Rousseff está fora de combate. Não percebe que as pessoas se mostram menos tolerantes com a corrupção e que isso, somado à estagnação econômica e às listas com nomes e sobrenomes dos que roubam na Administração, cria situações socialmente inéditas, para as quais não há resposta. Dessa maneira, a explosão –até agora, em manifestações sem violência– se torna a única saída.

No outro canto está a Venezuela. Continua a ser o país com as maiores reservas conhecidas de petróleo no mundo. É uma joia criada com riqueza divina, maltratada por uma classe dirigente que atenta contra a boa sorte que os deuses despejaram nesta terra.

Nicolás Maduro não entendeu nada. Não entendeu o acordo entre Cuba e Estados Unidos. Não entende seu povo. Não entende nem mesmo os chavistas. É uma grotesca exibição de incapacidade pessoal e política, que não entende –sequer– o que significa governar.

Estou certo de que Hugo Chávez, de seu reino (seja ele qual for) sorri, porque Maduro não apenas conseguiu transformá-lo num líder com estatura semelhante à de seu admirado Fidel Castro, como também, com a distância, vai se tornando cada vez melhor na comparação com a falta de bom senso do atual presidente venezuelano. Maduro é muito pior que um ditador. É um incompetente que destruiu qualquer chance de um acordo social. Os dados são claros: neste ano, a economia venezuelana encolherá cerca de 7%, e a inflação vai se aproximar de 100%.

Maduro não compreende que se os chefes e patrões, os que verdadeiramente controlam as fazendas, as missões e a segurança, seguem pelo caminho do entendimento, por mais que ele grite, bata e exiba sua incapacidade política –por exemplo, com a última crise com o Governo da Espanha– seus dias não apenas estão contados como quem os conta são os mesmos que o mantiveram no poder até agora.

Voltou do Panamá com todas as respostas erradas.
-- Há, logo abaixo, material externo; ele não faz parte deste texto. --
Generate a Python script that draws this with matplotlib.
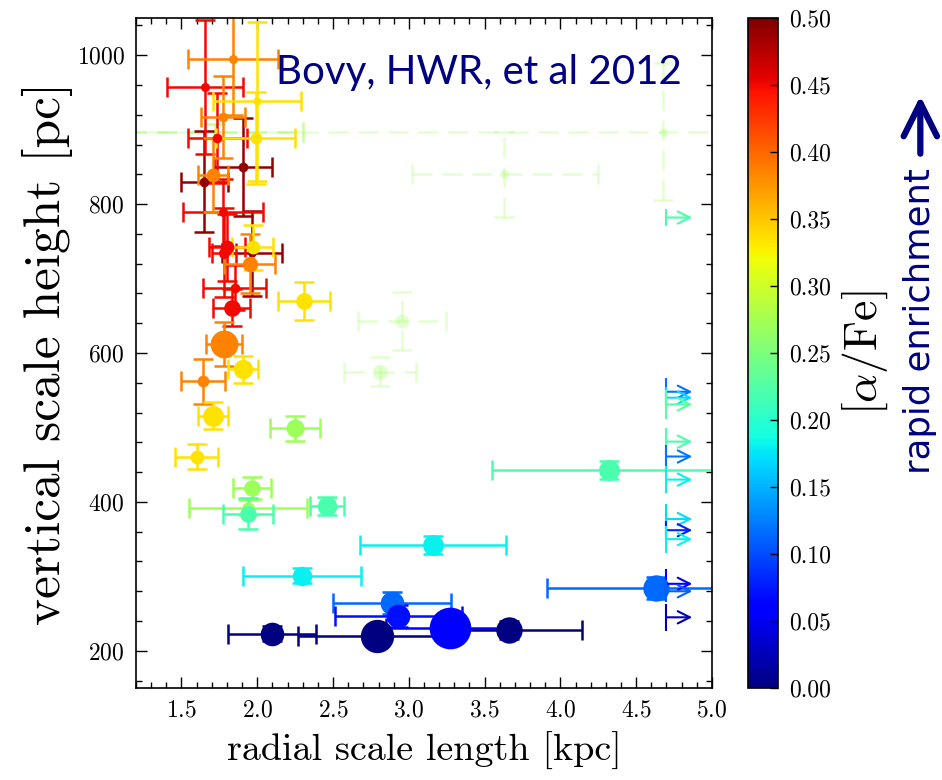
import numpy as np
import matplotlib
matplotlib.use("Agg")
import matplotlib.pyplot as plt
from matplotlib.colors import Normalize
from matplotlib.cm import ScalarMappable
from matplotlib.ticker import MultipleLocator

# ---- mono-abundance population fits: radial scale length vs vertical scale height ----
hR = [1.905, 1.65, 1.966,
      1.655, 1.735, 1.775, 1.80, 1.85, 1.83, 1.78,
      1.84, 1.775, 1.71, 1.95, 1.78, 1.64,
      2.00, 1.99, 1.97, 2.31, 1.905, 1.71, 1.60,
      2.25, 1.965, 1.94,
      1.94, 2.46, 4.32,
      3.16, 2.295,
      4.63, 2.89,
      2.93, 3.27,
      2.10, 2.79, 3.66]
hz = [850, 830, 734,
      957, 889, 789, 742, 688, 661, 735,
      995, 917, 839, 720, 612, 562,
      938, 889, 742, 670, 578, 516, 461,
      499, 419, 392,
      384, 394, 443,
      342, 301,
      284, 264,
      247, 231,
      223, 220, 228]
hR_err = [0.19, 0.155, 0.20,
          0.25, 0.195, 0.265, 0.12, 0.21, 0.125, 0.08,
          0.30, 0.145, 0.10, 0.17, 0.12, 0.145,
          0.29, 0.26, 0.135, 0.17, 0.10, 0.10, 0.14,
          0.165, 0.125, 0.39,
          0.165, 0.115, 0.77,
          0.48, 0.39,
          0.72, 0.39,
          0.42, 0.42,
          0.29, 0.52, 0.48]
hz_err = [66, 68, 57,
          90, 60, 45, 45, 30, 25, 60,
          75, 55, 50, 40, 30, 30,
          107, 62, 30, 25, 18, 18, 17,
          17, 15, 10,
          21, 12, 12,
          12, 10,
          15, 15,
          15, 20,
          10, 15, 12]
afe = [0.49, 0.49, 0.49,
       0.45, 0.45, 0.45, 0.45, 0.45, 0.45, 0.45,
       0.385, 0.385, 0.385, 0.385, 0.385, 0.385,
       0.335, 0.335, 0.335, 0.335, 0.335, 0.335, 0.335,
       0.27, 0.27, 0.27,
       0.22, 0.22, 0.22,
       0.18, 0.18,
       0.115, 0.115,
       0.07, 0.06,
       0.0, 0.0, 0.0]
# marker size grows with the number of stars in each bin
nstar_size = [7, 7, 6,
              6.5, 7, 6.5, 10, 7, 12, 8,
              6.5, 7, 10, 11, 20, 8.5,
              6, 8.5, 10, 12, 14, 15, 10,
              13, 12, 9,
              12, 14, 15,
              15, 14,
              19, 17,
              17, 30,
              17, 24, 19]

# poorly constrained bins (drawn faint, dashed)
weak_hR = [4.68, 1.72, 3.63, 2.955, 2.81]
weak_hz = [897, 897, 840, 643, 575]
weak_hR_err_lo = [3.60, 0.58, 0.61, 0.29, 0.24]
weak_hR_err_hi = [0.40, 0.58, 0.62, 0.29, 0.24]
weak_hz_err = [92, 10, 57, 39, 19]
weak_afe = [0.27, 0.27, 0.27, 0.27, 0.27]
weak_size = [6, 4, 6.5, 10, 11]
weak_alpha = [0.28, 0.6, 0.28, 0.28, 0.28]

# bins with only a lower limit on the radial scale length
limit_hR = 4.70
limit_hz = [782, 548, 540, 531, 481, 461, 430, 377, 362, 350, 290, 280, 245]
limit_hz_err = [12, 18, 15, 20, 18, 15, 18, 20, 12, 18, 20, 15, 18]
limit_afe = [0.22, 0.12, 0.17, 0.23, 0.22, 0.12, 0.18, 0.17, 0.08, 0.18, 0.06, 0.11, 0.02]

cbar_ticks = [0.00, 0.05, 0.10, 0.15, 0.20, 0.25, 0.30, 0.35, 0.40, 0.45, 0.50]

plt.rcParams['mathtext.fontset'] = 'cm'
plt.rcParams['axes.formatter.use_mathtext'] = True
serif = ['cmr10', 'DejaVu Serif']
navy = '#000080'

cmap = plt.get_cmap('jet')
norm = Normalize(vmin=0.0, vmax=0.5)

fig = plt.figure(figsize=(9.42, 7.80), dpi=100)
ax = fig.add_axes([0.1444, 0.1179, 0.6114, 0.8590])

lw = 1.8
# faint dashed bins first
for x, y, xl, xh, ye, a, s, al in zip(weak_hR, weak_hz, weak_hR_err_lo, weak_hR_err_hi,
                                       weak_hz_err, weak_afe, weak_size, weak_alpha):
    c = cmap(norm(a))
    eb = ax.errorbar(x, y, xerr=[[xl], [xh]], yerr=ye, fmt='o', color=c, ms=s,
                     mec='none', ecolor=c, elinewidth=lw, capsize=7.5, capthick=lw,
                     alpha=al, zorder=1)
    for coll in eb[2]:
        coll.set_linestyle((0, (8, 4)))

for x, y, xe, ye, a, s in zip(hR, hz, hR_err, hz_err, afe, nstar_size):
    c = cmap(norm(a))
    ax.errorbar(x, y, xerr=xe, yerr=ye, fmt='o', color=c, ms=s, mec='none',
                ecolor=c, elinewidth=lw, capsize=7.5, capthick=lw, zorder=2)

for y, ye, a in zip(limit_hz, limit_hz_err, limit_afe):
    c = cmap(norm(a))
    ax.errorbar(limit_hR, y, yerr=ye, fmt='none', ecolor=c, elinewidth=1.5,
                capsize=0, zorder=3)
    ax.annotate('', xy=(limit_hR + 0.17, y), xytext=(limit_hR, y),
                arrowprops=dict(arrowstyle='->', color=c, lw=1.5,
                                mutation_scale=22, shrinkA=0, shrinkB=0),
                zorder=3)

ax.set_xlim(1.2, 5.0)
ax.set_ylim(150, 1050)
ax.xaxis.set_major_locator(MultipleLocator(0.5))
ax.xaxis.set_minor_locator(MultipleLocator(0.1))
ax.yaxis.set_major_locator(MultipleLocator(200))
ax.yaxis.set_minor_locator(MultipleLocator(40))
ax.tick_params(which='both', direction='in', top=True, right=True, width=1.0)
ax.tick_params(which='major', length=8, labelsize=17, pad=8)
ax.tick_params(which='minor', length=4)
for lab in ax.get_xticklabels() + ax.get_yticklabels():
    lab.set_fontfamily(serif)
for sp in ax.spines.values():
    sp.set_linewidth(1.2)

ax.set_xlabel('radial scale length [kpc]', fontsize=27.5, family=serif, labelpad=8)
ax.set_ylabel('vertical scale height [pc]', fontsize=37, family=serif, labelpad=3)

ax.text(0.243, 0.918, 'Bovy, HWR, et al 2012', transform=ax.transAxes,
        fontsize=29, family=['Lato', 'DejaVu Sans'], color=navy,
        ha='left', va='center', zorder=5)

# colour bar for [alpha/Fe]
cax = fig.add_axes([0.794, 0.1179, 0.032, 0.8590])
sm = ScalarMappable(norm=norm, cmap=cmap)
cb = fig.colorbar(sm, cax=cax, ticks=cbar_ticks)
cb.ax.set_yticklabels(['%.2f' % t for t in cbar_ticks])
cb.ax.tick_params(direction='in', length=6, width=1.0, labelsize=17, pad=8)
for lab in cb.ax.get_yticklabels():
    lab.set_fontfamily(serif)
cb.outline.set_linewidth(1.2)
cb.set_label(r'$[\alpha/\mathrm{Fe}]$', fontsize=33, labelpad=6)

fig.text(0.977, 0.588, 'rapid enrichment', rotation=90, fontsize=25.5,
         family=['Liberation Sans Narrow', 'DejaVu Sans'], color=navy,
         ha='center', va='center')
ax.annotate('', xy=(0.977, 0.877), xytext=(0.977, 0.803), xycoords='figure fraction',
            textcoords='figure fraction',
            arrowprops=dict(arrowstyle='->', color=navy, lw=4.5,
                            mutation_scale=60, shrinkA=0, shrinkB=0))

fig.savefig('out.png', dpi=100)
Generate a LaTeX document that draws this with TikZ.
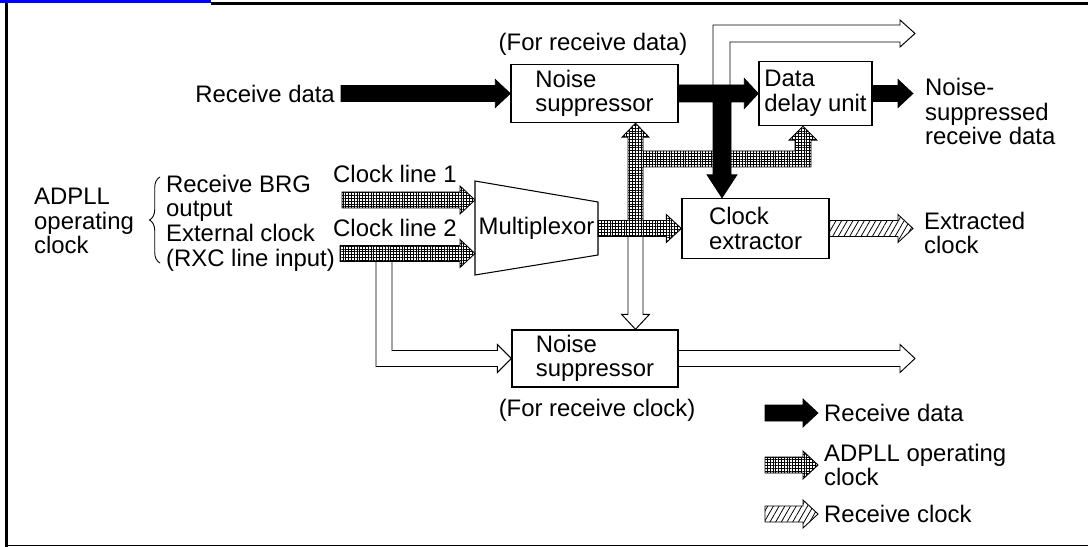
\documentclass[tikz,border=0pt]{standalone}
\usepackage{fontspec}
\setmainfont{Liberation Sans}
\usetikzlibrary{calc,patterns.meta,decorations.pathreplacing}

% right-pointing block arrow, style #1, from #2 to the tip #3
\newcommand{\blockarrow}[3]{%
  \path[#1] ($(#2 |- #3)+(0,-8)$) -- ($(#3)+(-15,-8)$) -- ($(#3)+(-15,-14)$) -- (#3)
    -- ($(#3)+(-15,14)$) -- ($(#3)+(-15,8)$) -- ($(#2 |- #3)+(0,8)$) -- cycle;}

\begin{document}
\begin{tikzpicture}[x=0.02cm, y=-0.02cm,
    font=\fontsize{13.6}{14}\selectfont,
    box/.style={draw, line width=0.8pt, align=left, inner sep=2pt},
    datafill/.style={fill=black, draw=black, line width=0.4pt},
    clkfill/.style={draw=black, line width=0.5pt, pattern={Hatch[distance=1.6pt, line width=0.5pt]}},
    rxcfill/.style={draw=black, line width=0.5pt, pattern={Lines[angle=60, distance=2.8pt, line width=0.45pt]}},
    hollow/.style={draw=black, line width=0.55pt}]
    \useasboundingbox (0,0) rectangle (1088,547);
    % frame
    \draw[blue, line width=1.7pt] (0,1.5) -- (211,1.5);
    \draw[line width=1.7pt] (211,3.3) -- (1088,3.3);
    \draw[line width=1.7pt] (6.5,3) -- (6.5,546.5);
    \draw[line width=0.9pt] (5.6,545.5) -- (1088,545.5);

    % blocks
    \node[anchor=east] (rdin) at (341,93.5) {Receive data};
    \node (fordata) at (593,44) {(For receive data)};
    \node[box, minimum width=3.34cm, minimum height=1.16cm] (nsd) at (594.5,93.5) {Noise\\suppressor};
    \node[box, minimum width=2.26cm, minimum height=1.28cm] (dd) at (815.5,93.5) {Data\\delay unit};
    \node[anchor=west, align=left] (rdoutlbl) at (919,111.5) {Noise-\\suppressed\\receive data};
    \node[box, minimum width=2.94cm, minimum height=1.2cm] (ce) at (755.5,228.5) {Clock\\extractor};
    \node[anchor=west, align=left] (exclklbl) at (918,233) {Extracted\\clock};
    \node[box, minimum width=3.32cm, minimum height=1.14cm] (nsc) at (595,358.5) {Noise\\suppressor};
    \node (forclk) at (597,410) {(For receive clock)};

    \node[anchor=west, align=left] (adpll) at (28,221) {ADPLL\\operating\\clock};
    \draw[line width=0.5pt, decorate, decoration={brace, amplitude=6pt}] (160,263) -- (160,177);
    \node[anchor=west, align=left] (srcs) at (160,223) {Receive BRG\\output\\External clock\\(RXC line input)};
    \node[anchor=west] (cl1) at (327,173.5) {Clock line 1};
    \node[anchor=west] (cl2) at (327,227.5) {Clock line 2};

    \draw[line width=0.6pt] (475,181) -- (598,202) -- (598,255) -- (475,275) -- cycle;
    \node (mux) at (536.5,228) {Multiplexor};

    % legend
    \node[anchor=west] (lgdata) at (818,413) {Receive data};
    \node[anchor=west, align=left] (lgclk) at (818,465) {ADPLL operating\\clock};
    \node[anchor=west] (lgrxc) at (818,514) {Receive clock};

    \coordinate (c1) at (342,200);
    \coordinate (c2) at (340,253.5);
    \coordinate (mi1) at (475,200);
    \coordinate (mi2) at (475,253.5);
    \coordinate (muxout) at (598,228.5);
    \coordinate (tap) at (635.5,228.5);
    \coordinate (fork) at (635.5,159);
    \coordinate (ddtap) at (803,159);
    \coordinate (tee) at (722,93.5);
    \coordinate (split) at (384,253.5);
    \coordinate (rxtop) at (915,33.5);
    \coordinate (rxout) at (915,358.5);
    \coordinate (rdout) at (913,93.5);
    \coordinate (exclk) at (913,228.5);
    \coordinate (lt1) at (765,413);
    \coordinate (lt2) at (765,466);
    \coordinate (lt3) at (765,514);

    % receive clock, hollow arrows
    \draw[hollow] ($(tee)+(-9,-8.5)$) |- ($(rxtop)+(-15,-8.5)$) -- ($(rxtop)+(-15,-13.5)$) -- (rxtop)
        -- ($(rxtop)+(-15,13.5)$) -- ($(rxtop)+(-15,8.5)$) -| ($(tee)+(8,-8.5)$);
    \draw[hollow] ($(split)+(-8,8)$) |- ($(nsc.west)+(-14,8)$) -- ($(nsc.west)+(-14,14)$) -- (nsc.west)
        -- ($(nsc.west)+(-14,-14)$) -- ($(nsc.west)+(-14,-8)$) -| ($(split)+(8,8)$);
    \draw[hollow] ($(tap)+(-7.5,8)$) -- ($(tap |- nsc.north)+(-7.5,-15)$) -- ($(tap |- nsc.north)+(-14,-15)$)
        -- (tap |- nsc.north) -- ($(tap |- nsc.north)+(14,-15)$) -- ($(tap |- nsc.north)+(7.5,-15)$) -- ($(tap)+(7.5,8)$);
    \draw[hollow] ($(nsc.east)+(0,-8)$) -- ($(rxout)+(-15,-8)$) -- ($(rxout)+(-15,-14)$) -- (rxout)
        -- ($(rxout)+(-15,14)$) -- ($(rxout)+(-15,8)$) -- ($(nsc.east)+(0,8)$);

    % receive data
    \blockarrow{datafill}{rdin.east}{nsd.west}
    \path[datafill] ($(nsd.east)+(0,-8.5)$) -- ($(dd.west)+(-14,-8.5)$) -- ($(dd.west)+(-14,-15)$) -- (dd.west)
        -- ($(dd.west)+(-14,15)$) -- ($(dd.west)+(-14,8.5)$) -- ($(tee)+(9,8.5)$)
        -- ($(tee |- ce.north)+(9,-23)$) -- ($(tee |- ce.north)+(15,-23)$) -- (tee |- ce.north)
        -- ($(tee |- ce.north)+(-15,-23)$) -- ($(tee |- ce.north)+(-9,-23)$) -- ($(tee)+(-9,8.5)$)
        -- ($(nsd.east)+(0,8.5)$) -- cycle;
    \blockarrow{datafill}{dd.east}{rdout}

    % ADPLL operating clock
    \blockarrow{clkfill}{c1}{mi1}
    \blockarrow{clkfill}{c2}{mi2}
    \path[clkfill] ($(muxout)+(0,-8)$) -- ($(tap)+(-7.5,-8)$) -- ($(tap |- nsd.south)+(-7.5,14)$)
        -- ($(tap |- nsd.south)+(-13.5,14)$) -- (tap |- nsd.south) -- ($(tap |- nsd.south)+(13.5,14)$)
        -- ($(tap |- nsd.south)+(7.5,14)$) -- ($(fork)+(7.5,-8)$) -- ($(ddtap)+(-8,-8)$)
        -- ($(ddtap |- dd.south)+(-8,14)$) -- ($(ddtap |- dd.south)+(-14,14)$) -- (ddtap |- dd.south)
        -- ($(ddtap |- dd.south)+(14,14)$) -- ($(ddtap |- dd.south)+(8,14)$) -- ($(ddtap)+(8,8)$)
        -- ($(fork)+(7.5,8)$) -- ($(tap)+(7.5,-8)$) -- ($(ce.west)+(-15,-8)$) -- ($(ce.west)+(-15,-14)$)
        -- (ce.west) -- ($(ce.west)+(-15,14)$) -- ($(ce.west)+(-15,8)$) -- ($(muxout)+(0,8)$) -- cycle;

    % extracted clock
    \blockarrow{rxcfill}{ce.east}{exclk}

    \blockarrow{datafill}{lt1}{lgdata.west}
    \blockarrow{clkfill}{lt2}{lgclk.west}
    \blockarrow{rxcfill}{lt3}{lgrxc.west}
\end{tikzpicture}
\end{document}
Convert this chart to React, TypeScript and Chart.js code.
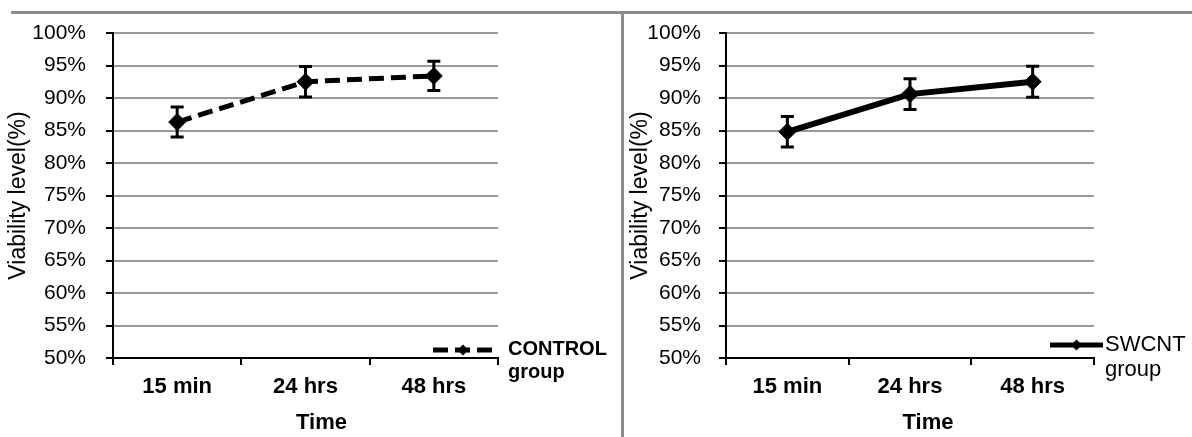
import React, { useEffect, useRef } from 'react';
import { Chart, registerables } from 'chart.js';

Chart.register(...registerables);

// ---- data ----
const categories = ['15 min', '24 hrs', '48 hrs'];
const controlValues = [86.3, 92.5, 93.4];
const controlErrors = [2.3, 2.35, 2.25];
const swcntValues = [84.8, 90.6, 92.5];
const swcntErrors = [2.35, 2.35, 2.4];
const yMin = 50;
const yMax = 100;
const yStep = 5;
const yTitle = 'Viability level(%)';
const xTitle = 'Time';
const controlLegend = ['CONTROL', 'group'];
const swcntLegend = ['SWCNT', 'group'];

const FONT = "'Liberation Sans', Arial, Helvetica, sans-serif";

type PanelCfg = {
  values: number[];
  errors: number[];
  dash: number[];
  lineWidth: number;
  legend: string[];
  legendFont: string;
  yWidth: number;
  padRight: number;
  yTickPad: number;
  yTitlePad: number;
  legendX0: number;
  legendX1: number;
  legendY: number;
  legendTextX: number;
  legendTextY0: number;
  legendTextY1: number;
  titleDx: number;
};

function makeChart(canvas: HTMLCanvasElement, c: PanelCfg) {
  const overlay = {
    id: 'overlay',
    afterDatasetsDraw(chart: any) {
      const ctx = chart.ctx;
      const y = chart.scales.y;
      const meta = chart.getDatasetMeta(0);
      ctx.save();
      ctx.strokeStyle = '#000';
      ctx.lineWidth = 3;
      ctx.setLineDash([]);
      meta.data.forEach((pt: any, i: number) => {
        const v = c.values[i];
        const top = y.getPixelForValue(v + c.errors[i]);
        const bot = y.getPixelForValue(v - c.errors[i]);
        const x = pt.x;
        ctx.beginPath();
        ctx.moveTo(x, top);
        ctx.lineTo(x, bot);
        ctx.moveTo(x - 6.5, top);
        ctx.lineTo(x + 6.5, top);
        ctx.moveTo(x - 6.5, bot);
        ctx.lineTo(x + 6.5, bot);
        ctx.stroke();
      });
      ctx.restore();
    },
    afterDraw(chart: any) {
      const ctx = chart.ctx;
      const ca = chart.chartArea;
      ctx.save();
      // legend sample
      ctx.strokeStyle = '#000';
      ctx.fillStyle = '#000';
      ctx.lineWidth = 5;
      ctx.lineCap = 'butt';
      ctx.setLineDash(c.dash);
      ctx.beginPath();
      ctx.moveTo(ca.right + c.legendX0, c.legendY);
      ctx.lineTo(ca.right + c.legendX1, c.legendY);
      ctx.stroke();
      ctx.setLineDash([]);
      const cx = ca.right + (c.legendX0 + c.legendX1) / 2;
      const r = 5.5;
      ctx.beginPath();
      ctx.moveTo(cx, c.legendY - r);
      ctx.lineTo(cx + r, c.legendY);
      ctx.lineTo(cx, c.legendY + r);
      ctx.lineTo(cx - r, c.legendY);
      ctx.closePath();
      ctx.fill();
      // legend text
      ctx.font = c.legendFont;
      ctx.textAlign = 'left';
      ctx.textBaseline = 'middle';
      ctx.fillText(c.legend[0], ca.right + c.legendTextX, c.legendTextY0);
      ctx.fillText(c.legend[1], ca.right + c.legendTextX, c.legendTextY1);
      // x axis title
      ctx.font = `bold 22px ${FONT}`;
      ctx.textAlign = 'center';
      ctx.fillText(xTitle, (ca.left + ca.right) / 2 + c.titleDx, 423);
      ctx.restore();
    },
  };

  return new Chart(canvas, {
    type: 'line',
    data: {
      labels: categories,
      datasets: [
        {
          data: c.values,
          borderColor: '#000',
          backgroundColor: '#000',
          borderWidth: c.lineWidth,
          borderDash: c.dash,
          borderCapStyle: 'butt',
          pointStyle: 'rectRot',
          pointRadius: 8.5,
          pointBorderWidth: 1,
          pointBackgroundColor: '#000',
          pointBorderColor: '#000',
          tension: 0,
          fill: false,
        } as any,
      ],
    },
    options: {
      animation: false,
      responsive: false,
      maintainAspectRatio: false,
      devicePixelRatio: 1,
      layout: { padding: { left: 0, right: c.padRight, top: 33, bottom: 0 } },
      plugins: { legend: { display: false }, tooltip: { enabled: false } },
      scales: {
        x: {
          type: 'category',
          offset: true,
          grid: {
            display: true,
            offset: true,
            drawOnChartArea: false,
            drawTicks: true,
            tickLength: 7,
            tickColor: '#000',
            color: '#000',
            lineWidth: 2,
          },
          border: { display: true, color: '#000', width: 2 },
          ticks: {
            color: '#000',
            font: { family: FONT, size: 22, weight: 'bold' },
            padding: 9,
            maxRotation: 0,
            autoSkip: false,
          },
          afterFit: (s: any) => {
            s.height = 79;
          },
        },
        y: {
          min: yMin,
          max: yMax,
          ticks: {
            stepSize: yStep,
            callback: (v: any) => `${v}%`,
            color: '#000',
            font: { family: FONT, size: 21 },
            padding: c.yTickPad,
          },
          grid: {
            color: (ctx: any) => (ctx.tick && ctx.tick.value === yMin ? '#000' : '#999'),
            lineWidth: 2,
            tickColor: '#000',
            tickLength: 7,
            drawTicks: true,
          },
          border: { display: true, color: '#000', width: 2 },
          title: {
            display: true,
            text: yTitle,
            color: '#000',
            font: { family: FONT, size: 23 },
            padding: { top: c.yTitlePad, bottom: 0 },
          },
          afterFit: (s: any) => {
            s.width = c.yWidth;
          },
        },
      },
    } as any,
    plugins: [overlay],
  });
}

export default function App() {
  const leftRef = useRef<HTMLCanvasElement>(null);
  const rightRef = useRef<HTMLCanvasElement>(null);

  useEffect(() => {
    const a = makeChart(leftRef.current!, {
      values: controlValues,
      errors: controlErrors,
      dash: [15, 7],
      lineWidth: 5,
      legend: controlLegend,
      legendFont: `bold 20px ${FONT}`,
      yWidth: 113,
      padRight: 120,
      yTickPad: 20,
      yTitlePad: 5,
      legendX0: -65,
      legendX1: -5,
      legendY: 350,
      legendTextX: 10,
      legendTextY0: 349,
      legendTextY1: 372,
      titleDx: 16,
    });
    const b = makeChart(rightRef.current!, {
      values: swcntValues,
      errors: swcntErrors,
      dash: [],
      lineWidth: 6,
      legend: swcntLegend,
      legendFont: `22px ${FONT}`,
      yWidth: 102,
      padRight: 98,
      yTickPad: 18,
      yTitlePad: 3,
      legendX0: -44,
      legendX1: 9,
      legendY: 345,
      legendTextX: 11,
      legendTextY0: 345,
      legendTextY1: 370,
      titleDx: 18,
    });
    return () => {
      a.destroy();
      b.destroy();
    };
  }, []);

  return (
    <div
      style={{
        position: 'absolute',
        left: 0,
        top: 0,
        width: 1192,
        height: 437,
        background: '#fff',
        overflow: 'hidden',
      }}
    >
      <canvas
        ref={leftRef}
        width={618}
        height={437}
        style={{ position: 'absolute', left: 0, top: 0, width: 618, height: 437 }}
      />
      <canvas
        ref={rightRef}
        width={568}
        height={437}
        style={{ position: 'absolute', left: 624, top: 0, width: 568, height: 437 }}
      />
      <div style={{ position: 'absolute', left: 11, top: 11, width: 1181, height: 3, background: '#8c8c8c' }} />
      <div style={{ position: 'absolute', left: 621, top: 12, width: 3, height: 425, background: '#8c8c8c' }} />
    </div>
  );
}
Em vez de negociar e chegar ao diálogo político para resolver de maneira inteligente suas barbaridades (entre outras, prender sem acusação dois líderes de oposição numa prisão militar), Maduro se entrincheirou ainda mais em suas razões, afastando qualquer esperança de um pacto para a transição venezuelana. A realidade é muito forte, e enquanto todos os dias e a toda hora funcionários norte-americanos e cubanos se põem de acordo no passo seguinte, o único estorvo a tornar malcriada a região e dar maus exemplos se chama Nicolás Maduro.

Rousseff está desconcertada no Brasil porque não entendeu o peso da nova dinâmica política imposta pela revolução das comunicações. Maduro, simplesmente, não sabe que governar significa se antecipar e conseguir uma mistura de força e fraqueza para que as pessoas não explodam, e impor uma política.

A economia não prenuncia tempo bom para a região latino-americana. Mas isso me preocupa menos que a incapacidade dos políticos para responder aos novos tempos e aos protestos nas ruas, que obrigam ao diálogo e à transformação de povos governados em povos governantes.